Let us assume our goal is to test the global hypothesis of no autocorrelation. Begin with a null hypothesis \(\nullHypo: \acf(h) = 0\) for all \(h = 1,2,\dots, L\) for \(L \in \N\) and alternative \(\altHypo: \exists h \in \set{1, \dots, L}\), such that \(\acf(h) \neq 0\). We use the Box-Pierce test statistic \[ \rnd Q = n(\estim{\rnd \acf}(1)^2 + \dots + \estim{\rnd \acf}(L)^2). \] Now under \(\nullHypo\), \(\rnd Q\) is approximately \(\chi_L^2\) distributed – as such we will reject \(\nullHypo\) for \(\rnd Q > q_L(1-\alpha)\) where \(q_L(1 - \alpha)\) is \((1 - \alpha)\)-quantile of \(\chi_L^2\). In truth, the Ljung-Box test statistic reads (more precise for smaller values) \[ \rnd Q_* = n(n+2)\brackets{\frac{\estim{\rnd \acf}(1)^2}{n-1} + \dots + \frac{\estim{\rnd \acf}(L)^2}{n-L}}, \] which has the same approximate distribution (\(\rnd Q_*\) is much closer to chi-square than \(\rnd Q\))

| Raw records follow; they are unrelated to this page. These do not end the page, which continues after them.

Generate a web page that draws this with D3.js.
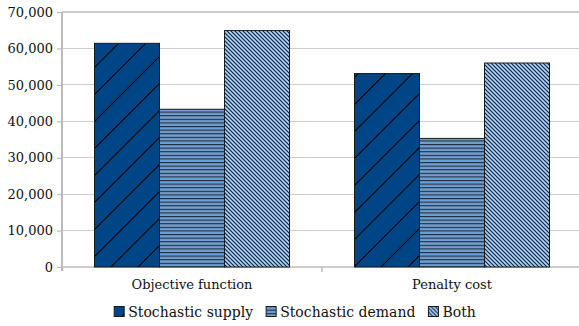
<!DOCTYPE html>
<html>
<head>
<meta charset="utf-8">
<script src="https://cdn.jsdelivr.net/npm/d3@7"></script>
<style>
  html, body { margin: 0; padding: 0; background: #fff; }
  svg { display: block; }
</style>
</head>
<body>
<svg id="chart" width="579" height="326"></svg>
<script>
// Cost components under each uncertainty setting
const categories = ["Objective function", "Penalty cost"];
const seriesNames = ["Stochastic supply", "Stochastic demand", "Both"];
const stochasticSupply = [61400, 53100];
const stochasticDemand = [43300, 35300];
const both = [64900, 56000];
const yTicks = [0, 10000, 20000, 30000, 40000, 50000, 60000, 70000];

const seriesValues = [stochasticSupply, stochasticDemand, both];
const FONT = "'DejaVu Serif', 'Liberation Serif', 'Times New Roman', serif";
const FS = "13px";
const LEGEND_FS = "14px";

const svg = d3.select("#chart");
const margin = { left: 62, right: -3, top: 12, bottom: 59 };
const W = 579, H = 326;
const x0 = margin.left, x1 = W - margin.right;
const y0 = H - margin.bottom, y1 = margin.top;

const x = d3.scaleBand().domain(categories).range([x0, x1]).paddingInner(0.25).paddingOuter(0.125);
const xs = d3.scaleBand().domain(seriesNames).range([0, x.bandwidth()]);
const y = d3.scaleLinear().domain([0, 70000]).range([y0, y1]);

// Fill patterns
const defs = svg.append("defs");
function pattern(id, w, h, bg, draw) {
  const p = defs.append("pattern").attr("id", id)
    .attr("patternUnits", "userSpaceOnUse").attr("width", w).attr("height", h);
  p.append("rect").attr("width", w).attr("height", h).attr("fill", bg);
  draw(p);
}
pattern("pSupply", 27, 27, "#004586", p => {
  p.append("path").attr("d", "M-2,29 L29,-2 M-2,2 L2,-2 M25,29 L29,25")
    .attr("stroke", "#000").attr("stroke-width", 1.1).attr("fill", "none");
});
pattern("pDemand", 10, 3.6, "#729fcf", p => {
  p.append("rect").attr("x", 0).attr("y", 0).attr("width", 10).attr("height", 1.1).attr("fill", "#1b2b40");
});
pattern("pBoth", 4, 4, "#a8d0f8", p => {
  p.append("path").attr("d", "M-1,-1 L5,5 M-1,3 L1,5 M3,-1 L5,1")
    .attr("stroke", "#14233a").attr("stroke-width", 1.1).attr("fill", "none");
});
const fills = ["url(#pSupply)", "url(#pDemand)", "url(#pBoth)"];

// Grid lines
svg.append("g").selectAll("line").data(yTicks.slice(1)).join("line")
  .attr("x1", x0).attr("x2", W).attr("y1", d => y(d)).attr("y2", d => y(d))
  .attr("stroke", "#cccccc").attr("stroke-width", 1.2).attr("shape-rendering", "crispEdges");

// Y axis
const yAxis = svg.append("g").attr("transform", `translate(${x0},0)`)
  .call(d3.axisLeft(y).tickValues(yTicks).tickSize(5).tickPadding(4).tickFormat(d3.format(",")));
yAxis.attr("font-family", null).attr("font-size", null);
yAxis.select(".domain").remove();
yAxis.selectAll(".tick line").attr("stroke", "#bbbbbb").attr("stroke-width", 1.2);
yAxis.selectAll("text").style("font-family", FONT).style("font-size", FS).attr("fill", "#111");
svg.append("line").attr("x1", x0).attr("x2", x0).attr("y1", y1).attr("y2", y0 + 4)
  .attr("stroke", "#bbbbbb").attr("stroke-width", 2);

// X axis line and separator tick
const sepX = (x(categories[0]) + x.bandwidth() + x(categories[1])) / 2;
svg.append("line").attr("x1", x0).attr("x2", W).attr("y1", y0).attr("y2", y0)
  .attr("stroke", "#bbbbbb").attr("stroke-width", 1.5);
svg.append("line").attr("x1", sepX).attr("x2", sepX)
  .attr("y1", y0).attr("y2", y0 + 5).attr("stroke", "#bbbbbb").attr("stroke-width", 1.5);

// Bars
seriesNames.forEach((s, si) => {
  svg.append("g").selectAll("rect").data(categories).join("rect")
    .attr("x", c => x(c) + xs(s))
    .attr("y", (c, i) => y(seriesValues[si][i]))
    .attr("width", xs.bandwidth())
    .attr("height", (c, i) => y0 - y(seriesValues[si][i]))
    .attr("fill", fills[si])
    .attr("stroke", "#1a1a1a").attr("stroke-width", 1);
});

// Category labels
svg.append("g").selectAll("text").data(categories).join("text")
  .attr("x", c => x(c) + x.bandwidth() / 2).attr("y", 289)
  .attr("text-anchor", "middle").style("font-family", FONT).style("font-size", FS)
  .attr("fill", "#111").text(c => c);

// Legend, laid out left to right and centred under the plot
const lg = svg.append("g");
let cx = 0;
seriesNames.forEach((s, i) => {
  const item = lg.append("g").attr("transform", `translate(${cx},0)`);
  item.append("rect").attr("x", 0).attr("y", 306.5).attr("width", 10).attr("height", 10)
    .attr("fill", fills[i]).attr("stroke", "#1a1a1a").attr("stroke-width", 1);
  const t = item.append("text").attr("x", 14).attr("y", 317)
    .style("font-family", FONT).style("font-size", LEGEND_FS).attr("fill", "#111").text(s);
  cx += 14 + t.node().getComputedTextLength() + 13;
});
const legendW = cx - 13;
lg.attr("transform", `translate(${(110 + 480) / 2 - legendW / 2},0)`);
</script>
</body>
</html>
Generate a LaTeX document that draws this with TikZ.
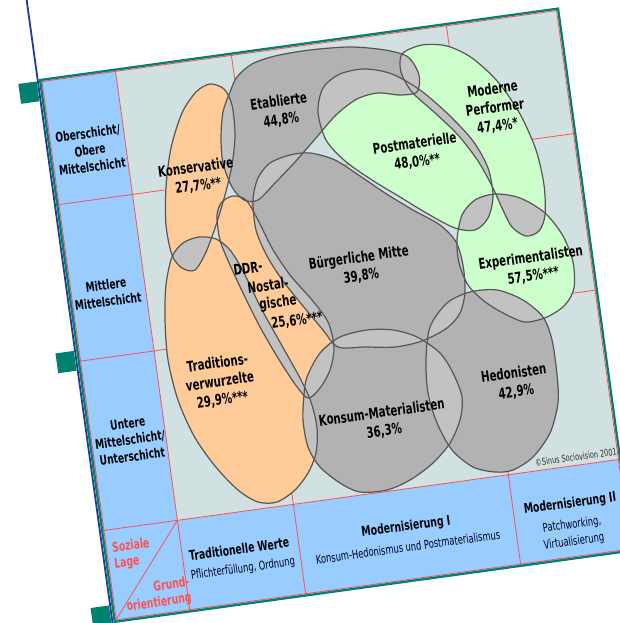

Example 4.2 Consider the example (as an illustration) where the maximum delay of \(10\) was used:

set.seed(1)
x = rnorm(100)
Box.test(x,lag=10,type="Ljung-Box")


    Box-Ljung test

data:  x
X-squared = 6.0721, df = 10, p-value = 0.8092

acf(x)

Tip

We can’t choose too big a lag, because we would have too many parameters. As a heuristics, lag should be approximately \(< \frac n {10}\)

4.6.3 Maximum correlation test

We shall now aim to test whether any \(\acf\) at lags up to \(L\) is significant. We might have an idea to use single tests and combine them in \[ \rnd T = \max \brackets{\absval{\estim{\rnd \acf}(1)}, \dots, \absval{\estim{\rnd \acf}(L)}}. \] We can then look for \(c\) such that \(P(\rnd T > c) \onTop{=}{\cdot} \alpha\) under \(\nullHypo\) and as such, \(\estim{\rnd \acf}(1), \dots, \estim{\rnd \acf}(L)\) are approximately iid under \(\nullHypo\). Thus, also under \(\nullHypo\), \[ \begin{aligned} 1 - \alpha \onTop{=}{\cdot} P(\rnd T \leq c) &= P\brackets{\max \brackets{\absval{\estim{\rnd \acf}(1)}, \dots, \absval{\estim{\rnd \acf}(L)}} \leq c} \\ &= \prod_{j = 1}^L P\brackets{\absval{\estim{\rnd \acf}(j)} \leq c}\\ &= \prod_{j = 1}^L \brackets{ \Phi(n^{1/2}c) - \Phi(-n^{1/2}c) } \\ &= \brackets{2 \Phi(n^{1/2}c) - 1}^L. \end{aligned} \]

Hence the critical value is \(c = n^{-1/2} \Phi^{-1} \brackets{(1-\alpha)^{1/L}}\). Regions for testing multiple autocorrelations at once have boundaries at \(\pm c\) (whereas usual rejection regions in the correlogram are for tests about single autocorrelations).

set.seed(2); n = 200; x = rnorm(n); L = 20
# standard rejection limit for single tests
qnorm(.975)/sqrt(n)

[1] 0.1385904

# rejection regions corrected for multiple testing
(max.lim = qnorm(.975^(1/L))/sqrt(n))

[1] 0.2135257

acf(x,
    lag.max=L,
    main="",
    ylim=c(-.25,1)
)
abline(h=c(-1,1)*max.lim,
    col=2,
    lty=2
)
legend("topright",
    legend=c("Pointwise tests","Multiple testing"),
    col=c(4,2),
    lty=2,
    bty="n"
)

4.6.4 Problems with acf estimation

Surely, the \(\acf\) estimation and the correlogram make sense for stationary data. Now consider iid white noise \(\set{\rve_t}\) and define \(\rnd X_t = t + \rve_t\). Then \(\rnd X_t\) are independent variables, hence uncorrelated. If we directly apply the correlogram, we get misleading results, see Figure 4.3.

As this example shows, trends/deterministic components should be accounted for: e.g., model them by regression. Now consider the random walk \(\rnd X_t = \sum_{j = 1}^t \rve_j\) (this time series is non-stationary). Directly applying the correlogram to \(\rnd X_t\) indicates a complicated autocorrelation structure, see Figure 4.4.

Figure 4.4: Complicated correlation structure for random walk

On the other hand, applying the correlogram to the differentiated series \(\set{\rnd X_t - \rnd X_{t-1}}\) suggests a much simpler structure, see Figure 4.5.

Figure 4.5: Simple correlation structure from differences

Therefore transient trends should be accounted for, e.g., by differencing.